The only way to find out, then, is by opening the letter.
Actually, it’s already open. A piece of paper torn out of a notebook sticks out of a discolored envelope. The date on the stamp is barely visible and I have to get up (I should have taken off my coat, but that’s a waste of time) to go over to Mark’s desk and take a magnifying glass. As soon as touch it, I am seized by vertigo. It was only momentary, and I managed to steady myself on my feet and hold to a corner of the desk. A mistake. I shouldn’t have thoughtlessly invade the space of the table top. This is Mark’s territory, filled with his thoughts, work, concentration, emotions; wheras I extracted the magnifying from it as if I were uprooting it. I should have done it gently, tame it with my thought and memory. What’s done is done. I sit back on the floor and, applying the magnifying glass to the envelope, I can clearly read the date: 5-5-1986.
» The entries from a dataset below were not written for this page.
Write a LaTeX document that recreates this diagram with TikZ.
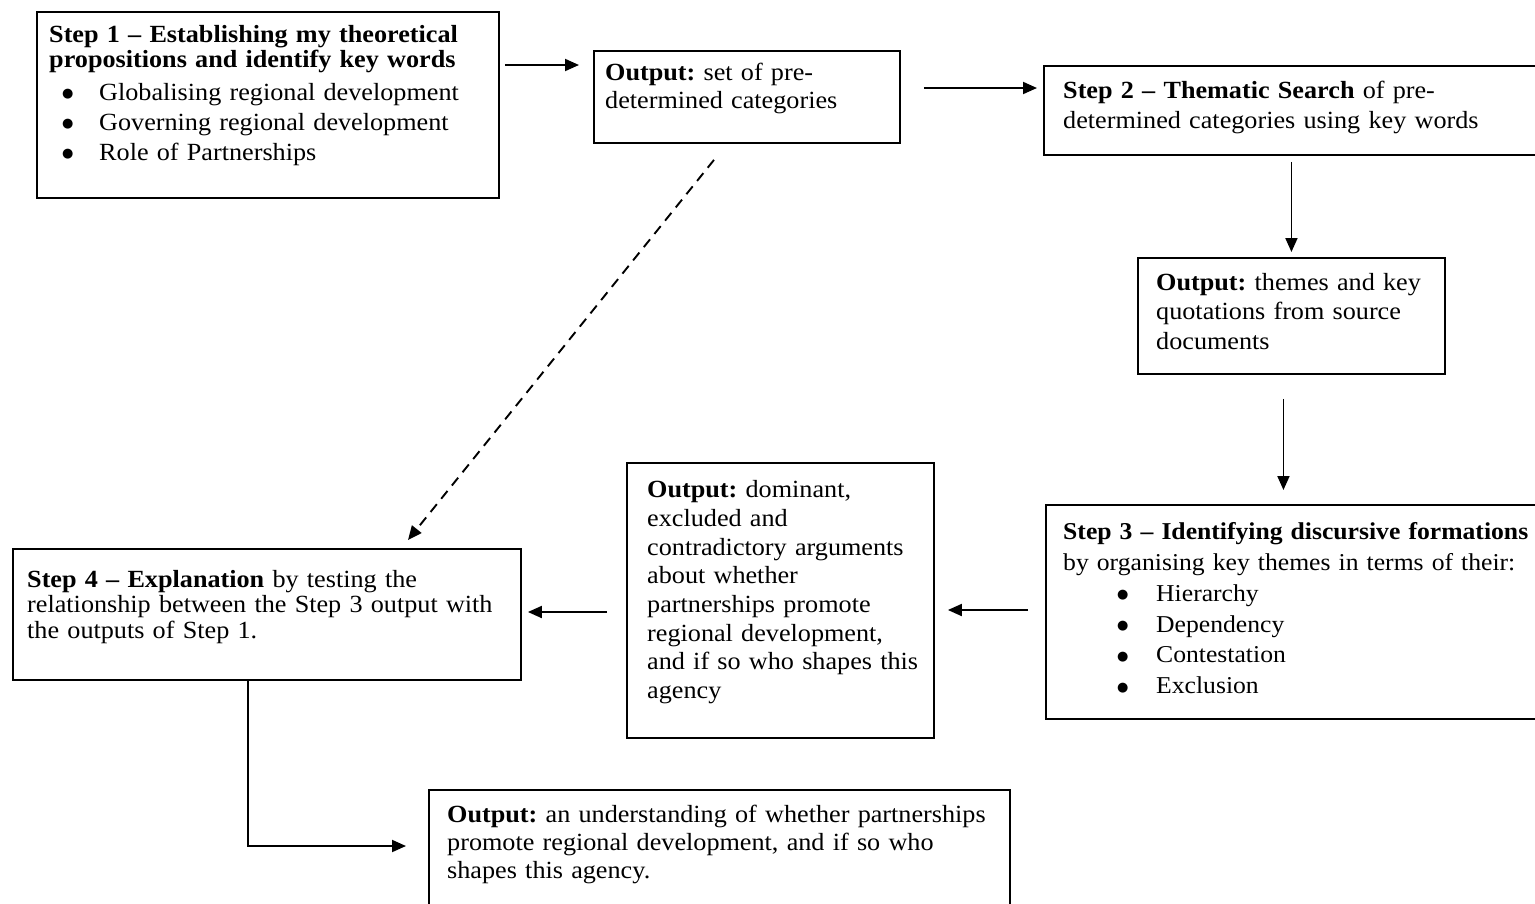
\documentclass[tikz,border=0pt]{standalone}
\usepackage{fontspec}
\setmainfont{Liberation Serif}[FakeStretch=1.06]
\newfontfamily\bulletfont{DejaVu Sans}
\usetikzlibrary{arrows.meta}
\newcommand\blt[3]{\hspace*{#1}\makebox[#2][l]{\raisebox{2.5pt}{\bulletfont\fontsize{13}{13}\selectfont ●}}#3}
\tikzset{
  box/.style={draw, line width=1.9pt, inner sep=0pt, anchor=north west},
  txt/.style={inner sep=0pt, anchor=north west, align=left, text width=560pt},
  arr/.style={line width=1.9pt, -{Triangle[length=14pt,width=12pt]}},
}
\frenchspacing
\begin{document}
\begin{tikzpicture}[x=1pt,y=-1pt]
\fill[white] (0,0) rectangle (1535,903);
\useasboundingbox (0,0) rectangle (1535,903);

% boxes
\node[box, minimum width=462pt, minimum height=186pt] (s1) at (36,11) {};
\node[box, minimum width=306pt, minimum height=92pt]  (o1) at (593,50) {};
\node[box, minimum width=500pt, minimum height=89pt]  (s2) at (1043,65) {};
\node[box, minimum width=307pt, minimum height=116pt] (o2) at (1137,257) {};
\node[box, minimum width=500pt, minimum height=214pt] (s3) at (1045,504) {};
\node[box, minimum width=307pt, minimum height=275pt] (o3) at (626,462) {};
\node[box, minimum width=508pt, minimum height=131pt] (s4) at (12,548) {};
\node[box, minimum width=581pt, minimum height=130pt] (o4) at (428,789) {};

% texts
\node[txt, font=\fontsize{24.7}{25}\selectfont] (s1t) at (49,24.5) {\strut\textbf{Step 1 – Establishing my theoretical}\\
\textbf{propositions and identify key words}\\[8pt]
\blt{13pt}{37pt}{Globalising regional development}\\[5pt]
\blt{13pt}{37pt}{Governing regional development}\\[5pt]
\blt{13pt}{37pt}{Role of Partnerships}};

\node[txt, font=\fontsize{24.7}{28}\selectfont] (o1t) at (605,60.4) {\strut\textbf{Output:} set of pre-\\determined categories};

\node[txt, font=\fontsize{24.7}{30}\selectfont] (s2t) at (1063,77) {\strut\textbf{Step 2 – Thematic Search} of pre-\\determined categories using key words};

\node[txt, font=\fontsize{24.7}{29.5}\selectfont] (o2t) at (1156,269.5) {\strut\textbf{Output:} themes and key\\quotations from source\\documents};

\node[txt, font=\fontsize{24.2}{30.8}\selectfont] (s3t) at (1063,518) {\strut\textbf{Step 3 – Identifying discursive formations}\\
by organising key themes in terms of their:\\
\blt{54pt}{39pt}{Hierarchy}\\
\blt{54pt}{39pt}{Dependency}\\
\blt{54pt}{39pt}{Contestation}\\
\blt{54pt}{39pt}{Exclusion}};

\node[txt, font=\fontsize{24.7}{28.7}\selectfont] (o3t) at (647,477.5) {\strut\textbf{Output:} dominant,\\excluded and\\contradictory arguments\\about whether\\partnerships promote\\regional development,\\and if so who shapes this\\agency};

\node[txt, font=\fontsize{24.7}{25.5}\selectfont] (s4t) at (27,569) {\strut\textbf{Step 4 – Explanation} by testing the\\relationship between the Step 3 output with\\the outputs of Step 1.};

\node[txt, font=\fontsize{24.7}{28}\selectfont] (o4t) at (447,803) {\strut\textbf{Output:} an understanding of whether partnerships\\promote regional development, and if so who\\shapes this agency.};

% connectors
\draw[arr] ([shift={(5,54)}]s1.north east) -- ([shift={(-14,15)}]o1.north west);
\draw[arr] ([shift={(23,38)}]o1.north east) -- ([shift={(-6,23)}]s2.north west);
\draw[arr] ([shift={(0,6)}]s2.south -| o2.north) -- ([shift={(0,-5)}]o2.north);
\draw[arr] ([shift={(-8,24)}]o2.south) -- ([shift={(-8,-14)}]o2.south |- s3.north);
\draw[arr] ([shift={(-17,106)}]s3.north west) -- ([shift={(13,148)}]o3.north east);
\draw[arr] ([shift={(-19,150)}]o3.north west) -- ([shift={(6,64)}]s4.north east);
\draw[arr, dashed, dash pattern=on 10pt off 7pt] ([shift={(121,16)}]o1.south west) -- ([shift={(396,-8)}]s4.north west);
\draw[arr] ([shift={(236,0)}]s4.south west) |- ([shift={(-22,57)}]o4.north west);
\end{tikzpicture}
\end{document}
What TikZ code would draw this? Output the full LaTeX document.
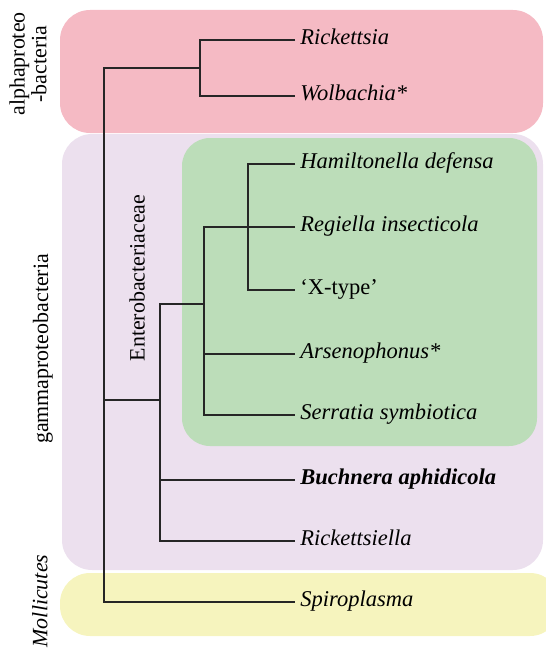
\documentclass[tikz,border=0pt]{standalone}
\usepackage{fontspec}
\setmainfont{Liberation Serif}
\usepackage{tikz}
\usetikzlibrary{calc}
\definecolor{alphapink}{RGB}{245,186,196}
\definecolor{gammalilac}{RGB}{236,224,238}
\definecolor{enterogreen}{RGB}{188,221,185}
\definecolor{molliyellow}{RGB}{246,244,190}
\tikzstyle{taxon}=[anchor=west, inner sep=2.5bp, font=\fontsize{11.3}{13}\selectfont\itshape, text height=7.5pt, text depth=2.5pt]
\tikzstyle{grouplab}=[rotate=90, inner sep=0pt, font=\fontsize{11}{11}\selectfont, align=center]
\tikzstyle{branch}=[line width=0.9pt, black!85]
\tikzstyle{clade}=[rounded corners=15bp]

\begin{document}
\begin{tikzpicture}
        [x=0.5bp,y=-0.5bp]
            \useasboundingbox (0,0) rectangle (546,648);
            % shaded groups
            \fill [clade, gammalilac] (62,134) rectangle (543,570);
            \fill [clade, alphapink] (60,10) rectangle (543,133);
            \fill [clade, enterogreen, rounded corners=14bp] (182,138) rectangle (537,446);
            \fill [clade, molliyellow] (60,573) rectangle (560,636);
            % taxa
            \node [taxon] (rick) at (295,40) {Rickettsia};
            \node [taxon] (wolb) at (295,96) {Wolbachia*};
            \node [taxon] (hami) at (295,164) {Hamiltonella defensa};
            \node [taxon] (regi) at (295,227) {Regiella insecticola};
            \node [taxon, font=\fontsize{11.3}{13}\selectfont] (xtyp) at (295,290) {`X-type'};
            \node [taxon] (arse) at (295,354) {Arsenophonus*};
            \node [taxon] (serr) at (295,415) {Serratia symbiotica};
            \node [taxon, font=\fontsize{11.3}{13}\selectfont\bfseries\itshape] (buch) at (295,480) {Buchnera aphidicola};
            \node [taxon] (rkla) at (295,541) {Rickettsiella};
            \node [taxon] (spir) at (295,602) {Spiroplasma};
            % group names
            \node [grouplab] (alphalab) at (28,64) {alphaproteo\\-bacteria};
            \node [grouplab] (gammalab) at (43,349) {gammaproteobacteria};
            \node [grouplab] (enterolab) at (137,278) {Enterobacteriaceae};
            \node [grouplab, font=\fontsize{11}{11}\selectfont\itshape] (mollilab) at (40,601) {Mollicutes};
            % inner nodes of the tree
            \coordinate (root) at (104,68);
            \coordinate (alpha) at (200,68);
            \coordinate (gam) at (160,400);
            \coordinate (entero) at (204,304);
            \coordinate (hamx) at (248,227);
            % branches
            \draw [branch] (rick.west) -| (alpha) |- (wolb.west);
            \draw [branch] (alpha) -- (root) |- (spir.west);
            \draw [branch] (gam) -- (gam -| root);
            \draw [branch] (entero) -| (gam) |- (rkla.west);
            \draw [branch] (gam) |- (buch.west);
            \draw [branch] (regi.west) -| (entero) |- (serr.west);
            \draw [branch] (entero) |- (arse.west);
            \draw [branch] (hami.west) -| (hamx) |- (xtyp.west);
        \end{tikzpicture}
\end{document}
I did not know Mark then, yet. I had no idea I would come to live next door with my aunt Stasia. At times, when I dropped by to have some of her apple pie, I saw people hanging around by the neighbor’s door. My aunt had informed me that they were waiting in line to see the “thaumaturge” whose apartment was too small to contain everyone: “It’s no wonder they’re coming, my dear; he’s a genius, you must meet him. He lives like some hermit, doesn’t even have a TV; cured my glaucoma in three sessions, and healed the nerves of that woman who feeds the cats in the neighborhood, you know, the one whose husband left her for a stewardess; and when the grocery store was robbed, he only had to touch the sales lady’s neck, after they had put a gun to her head, to know that the criminals are in a cellar by the intersection.”
I was always annoyed by these stories and the mystifying tone in which they were told and which was supposed to indicate that I am admitted into a magic circle known only to lonely women. I was 25 years old at that time, happily married, living in a spacious house inherited from the family; I loved music, horse-riding and poetry; I was writing my dissertation and life held no mystery: everything depended on the creativity of my day filled with movement, plans, and goals.